%%

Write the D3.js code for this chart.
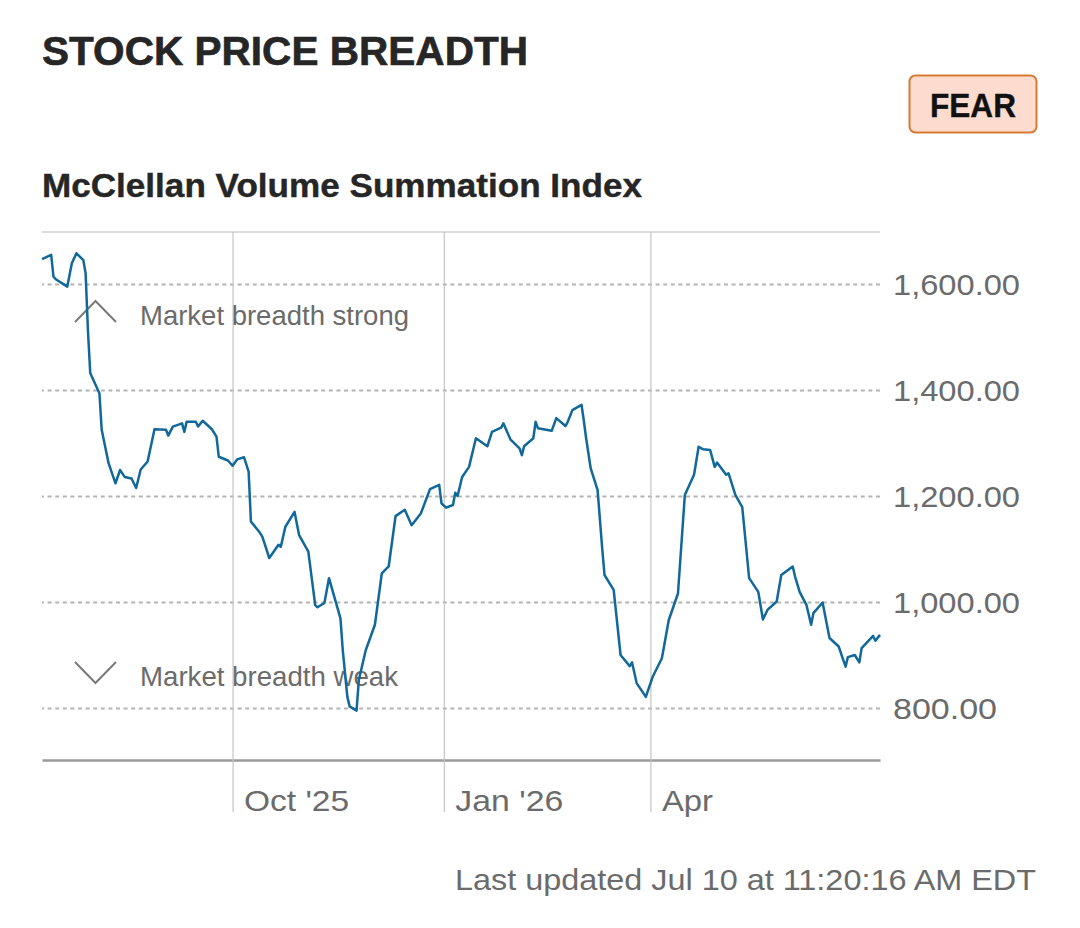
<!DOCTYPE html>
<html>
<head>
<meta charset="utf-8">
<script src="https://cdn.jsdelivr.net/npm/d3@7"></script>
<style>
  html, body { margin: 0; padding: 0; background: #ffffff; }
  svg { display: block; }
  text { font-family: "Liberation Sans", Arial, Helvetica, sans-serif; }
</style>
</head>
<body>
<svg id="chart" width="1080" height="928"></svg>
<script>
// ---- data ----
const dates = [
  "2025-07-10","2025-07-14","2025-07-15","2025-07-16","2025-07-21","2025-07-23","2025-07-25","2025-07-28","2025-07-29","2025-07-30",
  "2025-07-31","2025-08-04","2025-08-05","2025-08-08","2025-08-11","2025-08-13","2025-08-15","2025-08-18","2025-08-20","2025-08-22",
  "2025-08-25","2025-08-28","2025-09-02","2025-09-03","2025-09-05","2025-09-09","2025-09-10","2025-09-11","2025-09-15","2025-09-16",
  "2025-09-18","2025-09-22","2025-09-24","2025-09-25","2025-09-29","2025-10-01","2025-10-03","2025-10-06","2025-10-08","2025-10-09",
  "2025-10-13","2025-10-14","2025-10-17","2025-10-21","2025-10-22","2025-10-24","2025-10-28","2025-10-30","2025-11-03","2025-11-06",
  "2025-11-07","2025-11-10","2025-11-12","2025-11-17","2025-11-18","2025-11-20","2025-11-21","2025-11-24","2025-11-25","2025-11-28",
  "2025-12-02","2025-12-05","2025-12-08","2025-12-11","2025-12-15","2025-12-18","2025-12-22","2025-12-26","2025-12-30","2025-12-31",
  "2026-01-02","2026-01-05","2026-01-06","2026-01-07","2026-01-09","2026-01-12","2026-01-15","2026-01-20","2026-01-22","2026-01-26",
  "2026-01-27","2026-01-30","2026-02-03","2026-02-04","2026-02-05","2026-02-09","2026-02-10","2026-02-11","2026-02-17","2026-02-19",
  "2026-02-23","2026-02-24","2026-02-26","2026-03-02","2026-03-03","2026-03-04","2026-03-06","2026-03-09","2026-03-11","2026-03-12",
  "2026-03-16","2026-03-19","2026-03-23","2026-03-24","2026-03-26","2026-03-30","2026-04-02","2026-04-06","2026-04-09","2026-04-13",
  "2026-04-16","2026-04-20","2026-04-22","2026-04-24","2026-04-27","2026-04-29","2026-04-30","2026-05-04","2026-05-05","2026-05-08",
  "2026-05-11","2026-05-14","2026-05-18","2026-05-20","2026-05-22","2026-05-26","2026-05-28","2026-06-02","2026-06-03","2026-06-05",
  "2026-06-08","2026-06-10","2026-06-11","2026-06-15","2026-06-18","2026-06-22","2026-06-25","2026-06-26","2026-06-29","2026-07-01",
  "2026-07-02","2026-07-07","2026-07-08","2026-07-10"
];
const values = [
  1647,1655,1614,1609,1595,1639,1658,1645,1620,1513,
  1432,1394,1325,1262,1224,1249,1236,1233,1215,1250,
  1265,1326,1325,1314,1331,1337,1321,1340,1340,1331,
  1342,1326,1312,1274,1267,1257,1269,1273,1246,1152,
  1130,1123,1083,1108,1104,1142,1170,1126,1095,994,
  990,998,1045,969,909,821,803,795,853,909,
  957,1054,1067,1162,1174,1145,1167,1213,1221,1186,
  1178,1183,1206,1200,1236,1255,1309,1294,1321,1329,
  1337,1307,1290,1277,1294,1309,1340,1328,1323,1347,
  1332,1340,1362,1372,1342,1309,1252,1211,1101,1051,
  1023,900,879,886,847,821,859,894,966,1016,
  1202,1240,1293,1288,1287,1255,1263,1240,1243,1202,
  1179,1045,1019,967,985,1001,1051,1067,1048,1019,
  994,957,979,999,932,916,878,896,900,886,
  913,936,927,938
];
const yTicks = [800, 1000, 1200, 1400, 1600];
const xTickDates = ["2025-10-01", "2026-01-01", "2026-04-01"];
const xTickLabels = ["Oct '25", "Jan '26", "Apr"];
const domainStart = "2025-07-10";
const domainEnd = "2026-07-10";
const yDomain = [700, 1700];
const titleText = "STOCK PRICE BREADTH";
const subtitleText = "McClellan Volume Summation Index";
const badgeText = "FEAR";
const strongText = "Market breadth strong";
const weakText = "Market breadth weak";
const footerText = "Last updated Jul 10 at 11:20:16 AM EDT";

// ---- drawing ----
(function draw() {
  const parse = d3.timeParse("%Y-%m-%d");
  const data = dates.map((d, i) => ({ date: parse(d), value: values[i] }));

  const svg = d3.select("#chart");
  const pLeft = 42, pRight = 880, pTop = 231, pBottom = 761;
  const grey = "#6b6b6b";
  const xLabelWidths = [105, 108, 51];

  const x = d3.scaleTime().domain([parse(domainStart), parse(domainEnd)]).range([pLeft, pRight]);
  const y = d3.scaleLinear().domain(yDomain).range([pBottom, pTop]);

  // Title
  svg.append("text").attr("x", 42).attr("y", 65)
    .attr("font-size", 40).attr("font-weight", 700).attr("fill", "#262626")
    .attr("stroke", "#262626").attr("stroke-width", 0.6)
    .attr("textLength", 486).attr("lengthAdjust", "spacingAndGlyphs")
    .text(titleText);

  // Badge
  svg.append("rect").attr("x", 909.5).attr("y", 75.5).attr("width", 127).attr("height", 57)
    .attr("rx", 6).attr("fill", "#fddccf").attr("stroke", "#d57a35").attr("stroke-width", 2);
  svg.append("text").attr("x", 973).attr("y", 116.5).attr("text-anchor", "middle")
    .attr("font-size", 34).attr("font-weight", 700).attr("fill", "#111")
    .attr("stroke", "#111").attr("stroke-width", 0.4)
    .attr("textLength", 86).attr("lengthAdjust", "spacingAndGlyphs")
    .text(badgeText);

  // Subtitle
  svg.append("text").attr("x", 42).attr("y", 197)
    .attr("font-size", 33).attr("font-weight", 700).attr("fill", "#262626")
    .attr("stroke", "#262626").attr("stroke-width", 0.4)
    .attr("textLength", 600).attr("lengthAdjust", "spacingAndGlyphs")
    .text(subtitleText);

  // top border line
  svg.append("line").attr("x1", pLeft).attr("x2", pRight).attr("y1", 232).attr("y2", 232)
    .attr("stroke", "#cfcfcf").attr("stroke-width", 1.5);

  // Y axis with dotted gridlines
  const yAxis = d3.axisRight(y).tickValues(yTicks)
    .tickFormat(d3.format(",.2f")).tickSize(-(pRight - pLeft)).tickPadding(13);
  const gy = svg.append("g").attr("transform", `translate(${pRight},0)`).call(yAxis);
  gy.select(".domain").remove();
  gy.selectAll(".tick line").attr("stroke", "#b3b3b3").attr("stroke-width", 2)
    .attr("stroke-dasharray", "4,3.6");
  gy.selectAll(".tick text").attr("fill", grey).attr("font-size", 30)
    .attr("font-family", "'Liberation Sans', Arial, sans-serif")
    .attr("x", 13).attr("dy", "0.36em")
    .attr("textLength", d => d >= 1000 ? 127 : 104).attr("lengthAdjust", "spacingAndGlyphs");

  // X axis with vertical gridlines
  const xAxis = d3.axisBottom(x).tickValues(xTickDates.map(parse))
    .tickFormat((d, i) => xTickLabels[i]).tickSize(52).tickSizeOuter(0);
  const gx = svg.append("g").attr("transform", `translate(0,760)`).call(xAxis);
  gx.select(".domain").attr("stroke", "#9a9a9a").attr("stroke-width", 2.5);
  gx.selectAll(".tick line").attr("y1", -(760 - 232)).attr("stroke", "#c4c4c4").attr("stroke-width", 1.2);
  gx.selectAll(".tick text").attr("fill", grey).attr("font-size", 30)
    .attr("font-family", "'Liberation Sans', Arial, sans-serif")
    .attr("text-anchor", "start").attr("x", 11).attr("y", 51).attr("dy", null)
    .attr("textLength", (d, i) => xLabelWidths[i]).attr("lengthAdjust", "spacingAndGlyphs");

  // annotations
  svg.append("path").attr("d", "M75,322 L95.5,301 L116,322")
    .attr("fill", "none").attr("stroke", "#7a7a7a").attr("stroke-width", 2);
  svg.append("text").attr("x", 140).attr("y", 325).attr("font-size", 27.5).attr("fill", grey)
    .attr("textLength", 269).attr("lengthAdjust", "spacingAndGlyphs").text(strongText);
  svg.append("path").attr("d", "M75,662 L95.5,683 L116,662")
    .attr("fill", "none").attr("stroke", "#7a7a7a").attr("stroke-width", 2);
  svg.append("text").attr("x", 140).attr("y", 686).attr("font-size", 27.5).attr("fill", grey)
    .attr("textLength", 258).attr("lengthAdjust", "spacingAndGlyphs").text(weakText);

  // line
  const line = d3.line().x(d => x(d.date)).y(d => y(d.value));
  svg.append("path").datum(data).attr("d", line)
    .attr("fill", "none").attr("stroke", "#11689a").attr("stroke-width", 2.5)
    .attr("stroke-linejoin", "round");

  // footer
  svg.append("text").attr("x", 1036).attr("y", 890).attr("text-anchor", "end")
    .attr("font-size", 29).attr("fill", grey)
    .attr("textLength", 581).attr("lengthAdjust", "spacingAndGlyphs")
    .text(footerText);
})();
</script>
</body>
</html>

%%

Only the number should be given: how many lines of the data contain the word "chart"?

_Response_
3